Have you ever faced a problem that seemed like it had no answer? An impossible situation? Something insurmountable? Are you facing something like this right now?
Esther Klein was born in Budapest in 1910. She loved physics. She loved geometry. She loved math so much that she started a math club with some of her friends, other Hungarian students, with whom she met every Sunday afternoon in one of the city’s beautiful parks. At one of these meetings, Esther challenged the club to solve a curious geometry problem she’d come up with but couldn’t figure out. Imagine, Esther proposed to them, five dots on a piece of paper with no three of them in a straight line such that whenever four of the points are joined, they form a quadrilateral. She then asked her colleagues to identify the smallest number of points in which every possible arrangement of points on the page would always contain at least one set that are the vertices of a convex polygon.
Do you follow? No? Well, me neither, but fortunately, understanding the mathematics of this conundrum is not the point of the story. The point is rather that one of the young men in the math club, George Szekeres, inspired and challenged by Esther’s question, began to work on it with her, and after hours, weeks, then months of laboring over the puzzle, they determined Esther had come up with something very rare—a question, a geometry problem, a mathematical puzzle that’s impossible to solve.
But here’s the more important thing. Esther and George began to work together searching for the answer, and as they continued to do so over a long period of time, years in fact, a number of things occurred. First, they further developed their skills in the field of complex mathematics. Second, as they wrestled with Esther’s curious problem, they came up with a number of other mathematical proofs of great practical use in their field. And third, and most significantly of all, the way they grappled together with the puzzle with intensity, they began to slowly realize that more than anything else, they simply loved working with one another. They enjoyed being in one another’s company. Despite never finding an answer to the problem, they bonded in the midst of the difficult work. In fact, Esther and George fell so deeply and durably in love that, in the world of mathematics, Esther’s impossible question without a definitive answer, is now known as the Happily-Ever-After Problem.
Klein and Szekeres were married, had two children (who were no doubt very smart), many grandchildren, and lived happily in Australia with each other well into their 90s when they passed away within an hour of one another. They experienced joy, meaning, and most significantly, developed a deep devotion and love for one another over the course of their work together on the impossible problem.
Of course, none of us want to find ourselves in the midst of situations with no answer, and sometimes it feels like when we take up our most intractable problems with God, we have only a silent partner, but our faith teaches us that when we do, our devotion is somehow rewarded. Maybe an imaginative, creative, and sacred solution may emerge.

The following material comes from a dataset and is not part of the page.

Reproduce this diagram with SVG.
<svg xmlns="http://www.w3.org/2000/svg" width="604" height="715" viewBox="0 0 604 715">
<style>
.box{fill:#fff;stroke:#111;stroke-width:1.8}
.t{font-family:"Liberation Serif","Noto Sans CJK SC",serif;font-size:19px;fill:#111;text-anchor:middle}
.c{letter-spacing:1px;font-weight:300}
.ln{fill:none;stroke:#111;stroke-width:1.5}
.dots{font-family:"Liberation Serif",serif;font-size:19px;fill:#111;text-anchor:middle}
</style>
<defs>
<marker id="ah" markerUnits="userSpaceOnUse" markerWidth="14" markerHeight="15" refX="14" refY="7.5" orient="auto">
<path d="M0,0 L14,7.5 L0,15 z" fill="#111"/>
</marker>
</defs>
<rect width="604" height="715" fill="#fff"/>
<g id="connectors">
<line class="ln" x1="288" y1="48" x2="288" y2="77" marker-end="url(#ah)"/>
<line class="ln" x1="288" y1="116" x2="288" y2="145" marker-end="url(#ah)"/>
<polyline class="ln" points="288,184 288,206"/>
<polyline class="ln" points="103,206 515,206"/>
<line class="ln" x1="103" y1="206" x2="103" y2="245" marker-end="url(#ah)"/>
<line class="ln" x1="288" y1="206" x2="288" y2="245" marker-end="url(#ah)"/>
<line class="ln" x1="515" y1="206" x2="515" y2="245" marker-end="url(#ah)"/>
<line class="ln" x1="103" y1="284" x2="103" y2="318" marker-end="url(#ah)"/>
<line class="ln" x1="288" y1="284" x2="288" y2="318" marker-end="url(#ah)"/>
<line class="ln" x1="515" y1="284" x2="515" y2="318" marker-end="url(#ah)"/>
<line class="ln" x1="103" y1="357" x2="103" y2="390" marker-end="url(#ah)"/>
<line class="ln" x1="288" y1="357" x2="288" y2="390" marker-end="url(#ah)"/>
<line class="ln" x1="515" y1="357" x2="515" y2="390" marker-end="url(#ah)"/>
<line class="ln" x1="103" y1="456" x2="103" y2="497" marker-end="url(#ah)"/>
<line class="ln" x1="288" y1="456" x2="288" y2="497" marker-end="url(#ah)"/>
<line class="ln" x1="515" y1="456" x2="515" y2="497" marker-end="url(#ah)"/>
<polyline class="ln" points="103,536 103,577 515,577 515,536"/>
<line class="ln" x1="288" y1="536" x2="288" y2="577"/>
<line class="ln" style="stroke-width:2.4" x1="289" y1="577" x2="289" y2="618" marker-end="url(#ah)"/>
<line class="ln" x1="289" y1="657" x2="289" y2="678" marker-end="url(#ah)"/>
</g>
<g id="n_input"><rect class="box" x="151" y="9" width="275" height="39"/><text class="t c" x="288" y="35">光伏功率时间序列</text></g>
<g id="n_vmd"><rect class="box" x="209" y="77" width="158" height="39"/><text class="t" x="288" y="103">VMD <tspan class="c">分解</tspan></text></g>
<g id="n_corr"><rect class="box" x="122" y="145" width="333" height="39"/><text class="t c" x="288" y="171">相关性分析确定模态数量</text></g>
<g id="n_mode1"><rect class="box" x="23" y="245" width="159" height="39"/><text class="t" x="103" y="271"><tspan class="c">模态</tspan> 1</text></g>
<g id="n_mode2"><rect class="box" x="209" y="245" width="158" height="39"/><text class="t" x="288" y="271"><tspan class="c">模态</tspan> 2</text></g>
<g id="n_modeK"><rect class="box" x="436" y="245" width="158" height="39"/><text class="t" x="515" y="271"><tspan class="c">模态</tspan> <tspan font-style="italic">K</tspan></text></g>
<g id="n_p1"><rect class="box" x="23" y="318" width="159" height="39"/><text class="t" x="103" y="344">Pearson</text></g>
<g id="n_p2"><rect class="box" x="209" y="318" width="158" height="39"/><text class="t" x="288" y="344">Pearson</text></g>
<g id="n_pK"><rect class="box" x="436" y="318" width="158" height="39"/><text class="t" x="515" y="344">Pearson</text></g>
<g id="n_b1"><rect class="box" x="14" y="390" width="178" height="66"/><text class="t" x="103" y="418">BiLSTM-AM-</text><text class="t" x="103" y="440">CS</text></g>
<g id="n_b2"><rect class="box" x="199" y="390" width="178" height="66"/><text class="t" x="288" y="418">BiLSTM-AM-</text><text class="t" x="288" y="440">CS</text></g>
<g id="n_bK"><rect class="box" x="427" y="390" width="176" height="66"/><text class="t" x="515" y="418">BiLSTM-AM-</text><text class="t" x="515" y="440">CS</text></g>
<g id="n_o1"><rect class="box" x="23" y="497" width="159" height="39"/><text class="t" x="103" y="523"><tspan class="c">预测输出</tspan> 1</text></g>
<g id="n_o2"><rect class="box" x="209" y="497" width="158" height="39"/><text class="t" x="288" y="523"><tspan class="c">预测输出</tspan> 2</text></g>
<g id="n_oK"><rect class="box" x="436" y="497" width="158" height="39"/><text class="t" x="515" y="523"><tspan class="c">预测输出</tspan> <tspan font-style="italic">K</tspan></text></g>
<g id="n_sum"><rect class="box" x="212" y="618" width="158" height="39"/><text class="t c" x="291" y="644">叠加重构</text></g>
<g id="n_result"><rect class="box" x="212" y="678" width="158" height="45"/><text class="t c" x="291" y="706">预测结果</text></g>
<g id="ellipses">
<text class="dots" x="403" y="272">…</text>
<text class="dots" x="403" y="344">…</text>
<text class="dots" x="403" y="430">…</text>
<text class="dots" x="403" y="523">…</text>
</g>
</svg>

But maybe it won’t. Even if it doesn’t, though, the bond that’s forged with God in the midst of the struggle, in both mystical and practical ways, will prove redemptive in some way. That is to say, when we seriously grapple with our impossible problems with God with real intensity, there is no wasted time. It is not wasted effort. Your devotion may bring benefits to other parts of your life, but it will most assuredly bestow upon you the blessing of a closer and more authentic relationship with your Creator.
Perhaps the main takeaway from the story of Esther Klein and George Szekeres, when considered in the context of our faith, is that while a loving God must surely be interested in our vexing predicaments, our thorny problems, and the ongoing difficulties we face in trying to figure things out in this world, God may be more interested in simply being in relationship, in communion, and connected to us as the struggles take place. The hard questions of our lives and their elusive answers are probably not nearly as important as being involved, engaged, and deeply tethered to God as we wrestle with them. This, in the end, is the path that most likely leads to that happily-ever-after place we all hope to find.
God—Help me to understand that finding answers to my most intractable problems isn’t as important as being in Your company while I seek them. Amen.